If there is one thing home cooks learn quickly, it is that flour substitutions look very tidy on paper and much messier in the mixing bowl. A chart says, “Use this instead of that,” and suddenly you feel confident. Then the sauce turns cloudy, the cookies lose their bounce, or your pie filling becomes enthusiastic soup. That is not failure. That is cooking reminding everyone that ingredients have personalities.

One of the most common experiences with tapioca flour substitutes happens during pie season. Someone swaps in cornstarch because it is available, logical, and already in the cabinet. The pie still tastes fantastic, but the filling looks slightly less jewel-like than expected. That is usually the first clue that the choice of thickener affects appearance just as much as texture. It is a small detail, but once you notice it, you never really un-notice it.

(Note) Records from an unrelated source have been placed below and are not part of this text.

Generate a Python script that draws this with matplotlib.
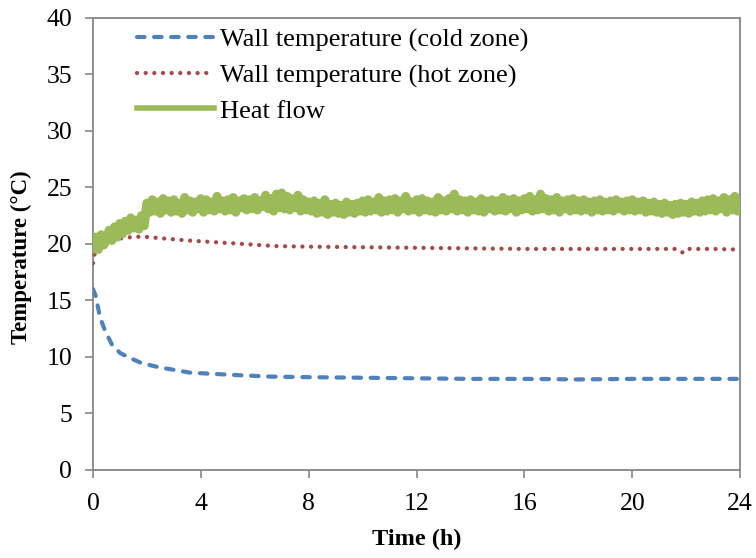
import numpy as np
import matplotlib
matplotlib.use("Agg")
import matplotlib.pyplot as plt

plt.rcParams["font.family"] = ["Liberation Serif", "DejaVu Serif"]

# wall temperature, cold zone (h, degC)
cold_t = [0.0, 0.1, 0.26, 0.45, 0.7, 1.0, 1.37, 1.8, 2.4, 3.0, 3.6, 4.4, 5.2, 6.6,
          8.0, 10.0, 12.0, 14.0, 16.0, 18.0, 20.0, 22.0, 24.0]
cold_v = [16.0, 15.4, 13.5, 12.3, 11.1, 10.35, 9.9, 9.45, 9.1, 8.85, 8.6, 8.5, 8.4, 8.25,
          8.2, 8.15, 8.1, 8.05, 8.05, 8.0, 8.05, 8.05, 8.05]

# wall temperature, hot zone
hot_t = [0.0, 0.1, 0.3, 0.7, 1.2, 1.8, 2.5, 3.5, 4.5, 5.5, 6.8, 8.0, 10.0, 12.0,
         14.0, 16.0, 18.0, 20.0, 21.6, 21.9, 22.1, 23.0, 23.8, 24.0]
hot_v = [18.3, 19.6, 20.1, 20.35, 20.55, 20.65, 20.5, 20.3, 20.15, 20.0, 19.8, 19.75, 19.7, 19.65,
         19.6, 19.55, 19.55, 19.55, 19.55, 19.2, 19.55, 19.55, 19.5, 19.3]

# heat flow, sampled every 0.1 h
flow_t = np.round(np.arange(0, 24.05, 0.1), 1)
flow_v = [
    19.6, 20.6, 19.5, 20.8, 19.9, 20.4, 21.2, 20.3, 21.5, 20.6,
    21.8, 20.9, 22.0, 21.2, 22.3, 21.4, 22.1, 21.3, 22.5, 21.6,
    23.6, 22.8, 23.9, 22.9, 23.7, 22.7, 24.0, 23.0, 23.8, 22.8,
    23.9, 22.9, 23.6, 22.7, 24.1, 23.0, 23.8, 22.8, 23.7, 23.1,
    24.0, 22.8, 23.9, 23.0, 23.7, 22.9, 24.2, 23.1, 23.8, 22.9,
    23.9, 23.0, 24.1, 22.8, 23.8, 23.2, 24.0, 23.0, 23.9, 23.1,
    24.1, 23.0, 23.8, 23.3, 24.3, 23.1, 24.0, 22.9, 24.4, 23.2,
    24.5, 23.1, 24.2, 23.0, 24.0, 23.2, 24.3, 22.9, 23.9, 23.0,
    23.7, 22.9, 23.8, 22.7, 23.6, 22.8, 23.9, 22.6, 23.5, 22.8,
    23.6, 22.7, 23.4, 22.6, 23.7, 22.8, 23.5, 22.7, 23.6, 22.9,
    23.8, 22.8, 23.9, 22.9, 23.7, 23.0, 24.1, 22.8, 23.8, 22.9,
    23.9, 23.0, 24.0, 22.8, 23.8, 23.1, 24.2, 22.9, 23.7, 23.0,
    23.9, 22.8, 24.0, 23.0, 23.8, 22.9, 23.7, 22.8, 24.1, 23.0,
    23.8, 22.9, 24.0, 23.1, 24.4, 22.9, 23.9, 23.0, 23.8, 22.8,
    23.9, 23.0, 23.7, 22.9, 24.0, 22.8, 23.8, 23.1, 23.9, 22.9,
    23.8, 23.0, 24.1, 22.9, 23.9, 23.1, 24.0, 22.8, 23.8, 23.0,
    24.0, 23.1, 24.2, 22.9, 23.9, 23.0, 24.4, 23.1, 24.0, 22.9,
    23.9, 23.0, 24.1, 22.8, 23.8, 23.1, 23.9, 22.9, 24.0, 23.0,
    23.8, 22.9, 23.9, 23.0, 23.7, 22.8, 23.8, 23.0, 23.9, 22.9,
    23.7, 23.0, 23.8, 22.9, 23.9, 23.1, 23.7, 22.9, 23.8, 23.0,
    23.9, 22.9, 23.7, 23.0, 23.8, 22.8, 23.6, 22.9, 23.7, 22.8,
    23.5, 22.7, 23.6, 22.8, 23.4, 22.6, 23.5, 22.7, 23.6, 22.8,
    23.5, 22.7, 23.7, 22.9, 23.6, 22.8, 23.8, 22.9, 23.9, 23.0,
    24.0, 22.9, 23.8, 23.1, 24.1, 22.8, 23.9, 23.0, 24.2, 22.9,
    23.6,
]

x_ticks = [0, 4, 8, 12, 16, 20, 24]
y_ticks = [0, 5, 10, 15, 20, 25, 30, 35, 40]

fig = plt.figure(figsize=(7.56, 5.58), dpi=100)
ax = fig.add_axes([0.123, 0.158, 0.856, 0.81])

ax.plot(cold_t, cold_v, color="#4F81BD", lw=3.0, linestyle=(0, (1.8, 2.3)),
        dash_capstyle="round", label="Wall temperature (cold zone)", zorder=3)
ax.plot(hot_t, hot_v, color="#A94848", lw=3.1, linestyle=(0, (0.01, 2.0)),
        dash_capstyle="round", label="Wall temperature (hot zone)", zorder=3)
ax.plot(flow_t, flow_v, color="#9BBB59", lw=6.5, solid_joinstyle="round",
        label="Heat flow", zorder=4)

ax.set_xlim(0, 24)
ax.set_ylim(0, 40)
ax.set_xticks(x_ticks)
ax.set_yticks(y_ticks)
ax.tick_params(labelsize=18.5, color="#868686", width=1.2, length=6)
ax.tick_params(axis="x", pad=11)
ax.tick_params(axis="y", pad=9)
for s in ax.spines.values():
    s.set_color("#868686")
    s.set_linewidth(1.3)

ax.set_xlabel("Time (h)", fontsize=17.5, fontweight="bold", labelpad=10)
ax.set_ylabel("Temperature (°C)", fontsize=16.5, fontweight="bold")
ax.yaxis.set_label_coords(-0.094, 0.47)

leg = ax.legend(loc="upper left", bbox_to_anchor=(0.068, 0.977), frameon=False,
                fontsize=19, handlelength=2.9, handletextpad=0.25, labelspacing=0.44,
                borderaxespad=0, borderpad=0)
leg.get_lines()[2].set_linewidth(4)

fig.savefig("out.png", dpi=100)
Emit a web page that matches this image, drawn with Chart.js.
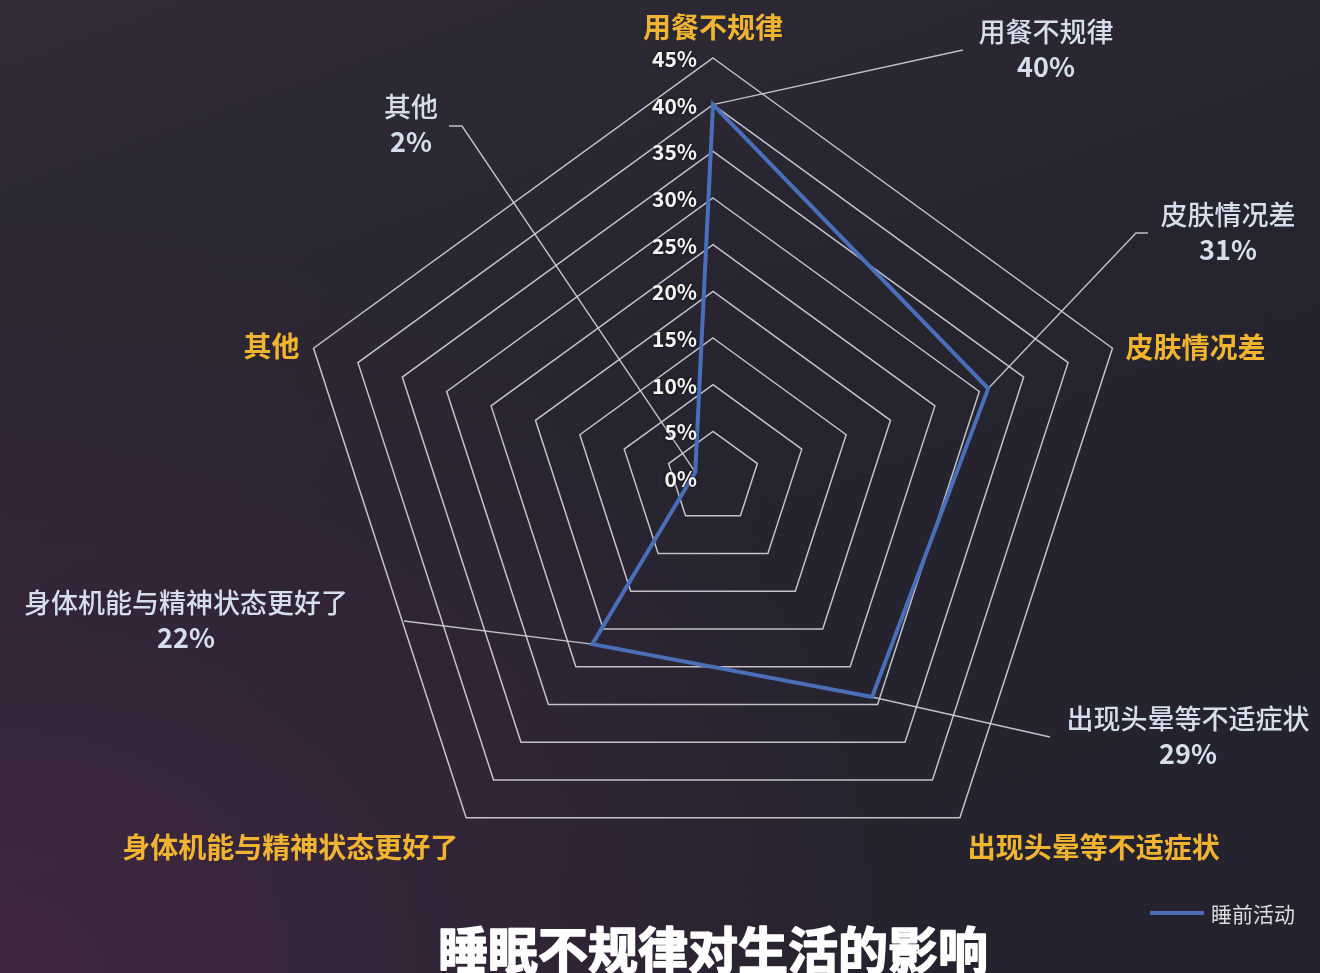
<!DOCTYPE html>
<html>
<head>
<meta charset="utf-8">
<title>睡眠不规律对生活的影响</title>
<script src="https://cdn.jsdelivr.net/npm/chart.js@4.4.1/dist/chart.umd.min.js"></script>
<style>
  html, body { margin: 0; padding: 0; width: 1320px; height: 973px; overflow: hidden; }
  body {
    background:
      radial-gradient(ellipse 950px 760px at 0% 100%, rgba(72, 40, 70, 0.75), rgba(72, 40, 70, 0) 100%),
      linear-gradient(160deg, #302b37 0%, #26242f 45%, #24222e 100%);
  }
  canvas { display: block; }
</style>
</head>
<body>
<canvas id="radar" width="1320" height="973"></canvas>
<script>
// ---- data ----
const categories = ['用餐不规律', '皮肤情况差', '出现头晕等不适症状', '身体机能与精神状态更好了', '其他'];
const seriesName = '睡前活动';
const seriesValues = [40, 31, 29, 22, 2];
const tickValues = [0, 5, 10, 15, 20, 25, 30, 35, 40, 45];
const tickLabels = ['0%', '5%', '10%', '15%', '20%', '25%', '30%', '35%', '40%', '45%'];
const chartTitle = '睡眠不规律对生活的影响';

// ---- layout / style ----
const FONT = '"Noto Sans CJK SC", "Noto Sans", sans-serif';
const COLORS = {
  series: '#4a6fb8',
  grid: 'rgba(212, 212, 218, 0.9)',
  tick: '#f4f4f4',
  category: '#f0b431',
  callout: '#d6ddec',
  leader: 'rgba(210, 210, 215, 0.9)',
  title: '#ffffff',
  legend: '#dcdcdc'
};
// category labels: offset from the outer vertex of each spoke
const categoryPlacement = [
  { dx: 0, dy: -31, align: 'center' },
  { dx: 13, dy: -1, align: 'left' },
  { dx: 8, dy: 30, align: 'left' },
  { dx: -8, dy: 30, align: 'right' },
  { dx: -14, dy: -2, align: 'right' }
];
// value callouts: leader elbows and text block centre
const calloutPlacement = [
  { path: [[963, 50]], x: 1046, y: 32 },
  { path: [[1136, 233], [1148, 233]], x: 1228, y: 215 },
  { path: [[1050, 737]], x: 1188, y: 719 },
  { path: [[404, 621]], x: 186, y: 603 },
  { path: [[462, 126], [449, 126]], x: 411, y: 107 }
];
const CALLOUT_LINE_GAP = 35;

const decorations = {
  id: 'decorations',
  beforeDatasetsDraw(chart) {
    const ctx = chart.ctx;
    const pts = chart.getDatasetMeta(0).data;
    ctx.save();
    ctx.strokeStyle = COLORS.leader;
    ctx.lineWidth = 1.4;
    pts.forEach((p, i) => {
      const c = calloutPlacement[i];
      ctx.beginPath();
      ctx.moveTo(p.x, p.y);
      c.path.forEach(([x, y]) => ctx.lineTo(x, y));
      ctx.stroke();
    });
    ctx.restore();
  },
  afterDraw(chart) {
    const ctx = chart.ctx;
    const r = chart.scales.r;
    ctx.save();

    // radial tick labels, set just left of the vertical spoke
    ctx.font = 'bold 21px ' + FONT;
    ctx.fillStyle = COLORS.tick;
    ctx.textAlign = 'right';
    ctx.textBaseline = 'middle';
    ctx.shadowColor = 'rgba(0,0,0,0.8)';
    ctx.shadowBlur = 3;
    tickValues.forEach((v, i) => {
      const y = r.yCenter - r.getDistanceFromCenterForValue(v);
      ctx.fillText(tickLabels[i], r.xCenter - 16, y + 1);
    });
    ctx.shadowBlur = 0;
    ctx.shadowColor = 'transparent';

    // category names around the outer ring
    ctx.font = 'bold 28px ' + FONT;
    ctx.fillStyle = COLORS.category;
    categories.forEach((name, i) => {
      const pos = r.getPointPosition(i, r.drawingArea);
      const pl = categoryPlacement[i];
      ctx.textAlign = pl.align;
      ctx.fillText(name, pos.x + pl.dx, pos.y + pl.dy);
    });

    // value callouts
    ctx.fillStyle = COLORS.callout;
    ctx.textAlign = 'center';
    categories.forEach((name, i) => {
      const c = calloutPlacement[i];
      ctx.font = '500 27px ' + FONT;
      ctx.fillText(name, c.x, c.y);
      ctx.font = 'bold 27px ' + FONT;
      ctx.fillText(seriesValues[i] + '%', c.x, c.y + CALLOUT_LINE_GAP);
    });

    // legend
    ctx.strokeStyle = COLORS.series;
    ctx.lineWidth = 4;
    ctx.beginPath();
    ctx.moveTo(1150, 913);
    ctx.lineTo(1204, 913);
    ctx.stroke();
    ctx.font = '21px ' + FONT;
    ctx.fillStyle = COLORS.legend;
    ctx.textAlign = 'left';
    ctx.fillText(seriesName, 1211, 914);

    // title, thickened with a matching stroke
    ctx.font = 'bold 50px ' + FONT;
    ctx.fillStyle = COLORS.title;
    ctx.strokeStyle = COLORS.title;
    ctx.lineWidth = 1.6;
    ctx.lineJoin = 'round';
    ctx.textAlign = 'center';
    ctx.fillText(chartTitle, 713, 950);
    ctx.strokeText(chartTitle, 713, 950);

    ctx.restore();
  }
};

new Chart(document.getElementById('radar'), {
  type: 'radar',
  data: {
    labels: categories,
    datasets: [{
      label: seriesName,
      data: seriesValues,
      borderColor: COLORS.series,
      backgroundColor: 'transparent',
      borderWidth: 4,
      pointRadius: 0,
      pointHoverRadius: 0,
      fill: false,
      tension: 0
    }]
  },
  options: {
    responsive: false,
    animation: false,
    events: [],
    layout: { padding: { top: 58, bottom: 75, left: 293, right: 187 } },
    plugins: {
      legend: { display: false },
      title: { display: false },
      tooltip: { enabled: false }
    },
    scales: {
      r: {
        min: 0,
        max: 45,
        ticks: { stepSize: 5, display: false },
        grid: { color: COLORS.grid, lineWidth: 1.5 },
        angleLines: { display: false },
        pointLabels: { display: false }
      }
    }
  },
  plugins: [decorations]
});
</script>
</body>
</html>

Then there is the gluten-free baking adventure. Tapioca flour often adds stretch and chew, so when it disappears from a recipe, the final bake can feel more crumbly or dry. People often notice this in cookies, sandwich bread, or homemade wraps. A swap like potato starch may keep things tender, while sweet rice flour can bring back some bounce. But the lesson most bakers learn is that gluten-free baking rarely loves impulsive substitutions. It prefers planning, patience, and occasionally a deep, reflective sigh.

Sauces teach a different lesson. In real kitchens, all-purpose flour often saves the day because it is familiar and forgiving. If the goal is simply to thicken chicken gravy before everyone sits down, it gets the job done. But when people compare that flour-thickened gravy with one made using tapioca or arrowroot, they notice the difference in finish right away. Flour looks heartier and more old-school. Tapioca and arrowroot look sleeker. Neither is wrong. They just tell different stories on the plate.

Cassava flour usually teaches the biggest surprise. Because it comes from the same root as tapioca, many cooks assume it will behave almost exactly the same way. Then they try it in a sauce or delicate dessert and realize it brings more body and more personality than expected. On the flip side, that extra substance can be wonderful in pancakes, tortillas, and quick breads. So the experience is rarely, “This substitute is bad.” It is more often, “Ah, this substitute belongs in a different kind of recipe.”

Over time, most home cooks end up with a practical rule: keep at least two starch options around. One for glossy thickening, such as arrowroot or cornstarch, and one for baking texture, such as potato starch or sweet rice flour. That little bit of pantry strategy makes future substitutions much less chaotic. It also reduces the chance of standing in the kitchen, holding a half-read recipe, and whispering, “Surely these are basically the same,” right before creating an edible but confusing dessert.

The nicest part of all this trial and error is that it makes you a better cook. You begin to understand not just what to swap, but why it works. And once you know that, running out of tapioca flour feels less like a crisis and more like a puzzle with several perfectly good answers.